Verhofstadt's proposal is controversial, considering the opposition to such deep integration among some members, including Britain.

But there is a precedent for his view. Almost a year ago (4 September), European Commission President Romano Prodi caused a stir when he suggested that the security which EU states enjoy by being members of the union is "on the same level" as they would obtain from belonging to the NATO alliance.

Prodi said there is no point to the union if one of its member states can be attacked without a reaction from the rest. He did not directly specify whether he had military reaction in mind.

Prodi's comments at the time appeared particularly aimed at the three Baltic republics, Estonia, Latvia, and Lithuania. These three EU candidate countries are eager for NATO membership, but the likelihood of that was, at the time, greatly overshadowed by Russian opposition. Today, Moscow's opposition seems less of an obstacle.

Verhofstadt's call for mutual European defense rests on other grounds, namely on the notion that NATO's strength has been sapped by a recent international preference for "ad-hoc coalitions."

That's a reference to the U.S-led antiterrorist campaign in Afghanistan, in which NATO members are participating individually rather than as part of a concerted alliance effort.

The Belgian leader also sees these same pressures as leading to a "renationalization" of defense issues among EU members.

Analysts view his call for new pan-European defense measures as optimistic, or even unrealistic, given the EU's mediocre performance in this direction so far. The union's plans for creation of its first joint military force, commonly referred to as the Rapid Reaction Force, have long been in limbo because of a dispute dragging on between Greece and Turkey over pending accession state Turkey's influence in the new force.

London-based analyst Daniel Keohane, of the Centre for European Reform, says that in the short term at least, the Belgian call is impractical. One reason would be that the militarily neutral members of the EU -- Ireland, Sweden, and Finland -- would probably object. Another, he says, is that "Some countries, particularly the United Kingdom, would prefer to concentrate on revitalizing NATO's role rather than looking at creating new institutions and new agreements in the EU context; I think they would feel that the EU is not ready for that sort of thing yet."
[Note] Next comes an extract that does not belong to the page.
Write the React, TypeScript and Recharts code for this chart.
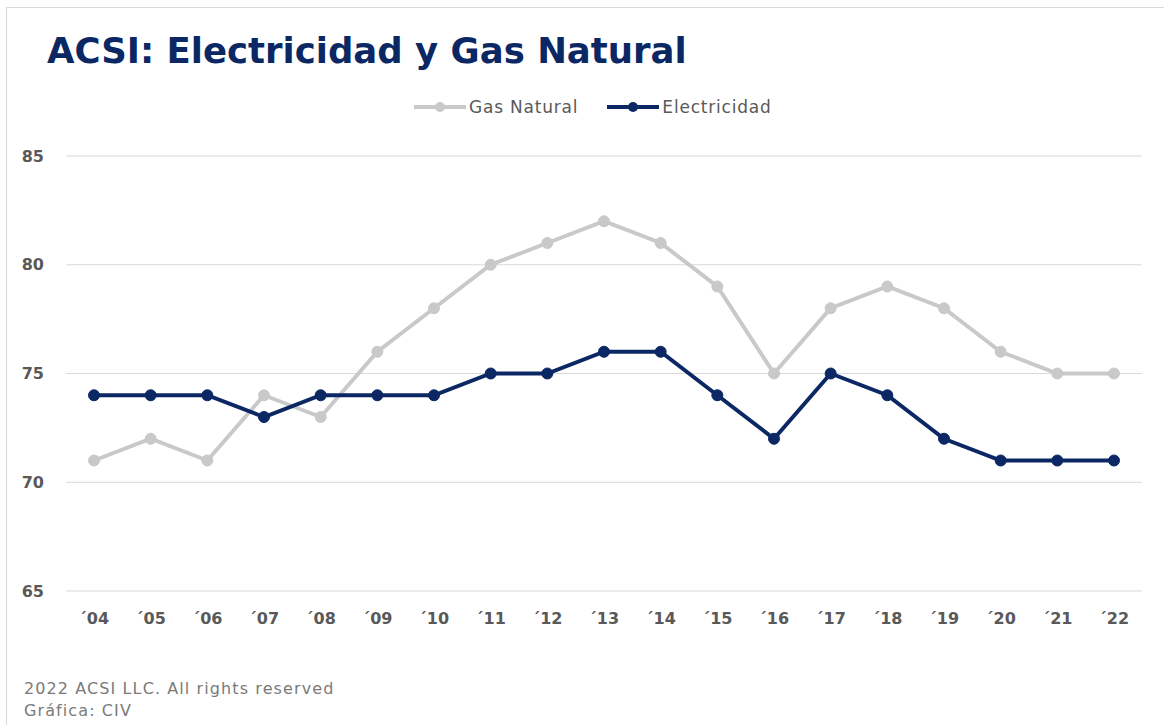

Independent defense consultant Alexandra Ashbourne agrees with Keohane on the impracticality issue. She says, however, that Verhofstadt's plan would be interesting for the EU's Central and East European candidate members.

"Thinking on behalf of the new members, of course, the idea of an unconditional security guarantee is very, very attractive; up till now, its always been assumed that EU membership would offer a security guarantee, but there was nothing concrete."

Ultimately, analyst Keohane finds that Verhoftadt's vision of pan-European defense forces might be more relevant.

"In the longer term, there is an argument to say that NATO itself could become more of an EU-U.S. organization, [in other words,] more of a two-pillar organization, or even three-pillar if one includes Russia on certain issues; there is a case to be made that is the way NATO will develop in the next five or 10 years."

Fifty years after the Coal and Steel Community's foundation, there is still lively debate about how European and Euro-Atlantic institutions can be developed and improved for the different needs of the new century.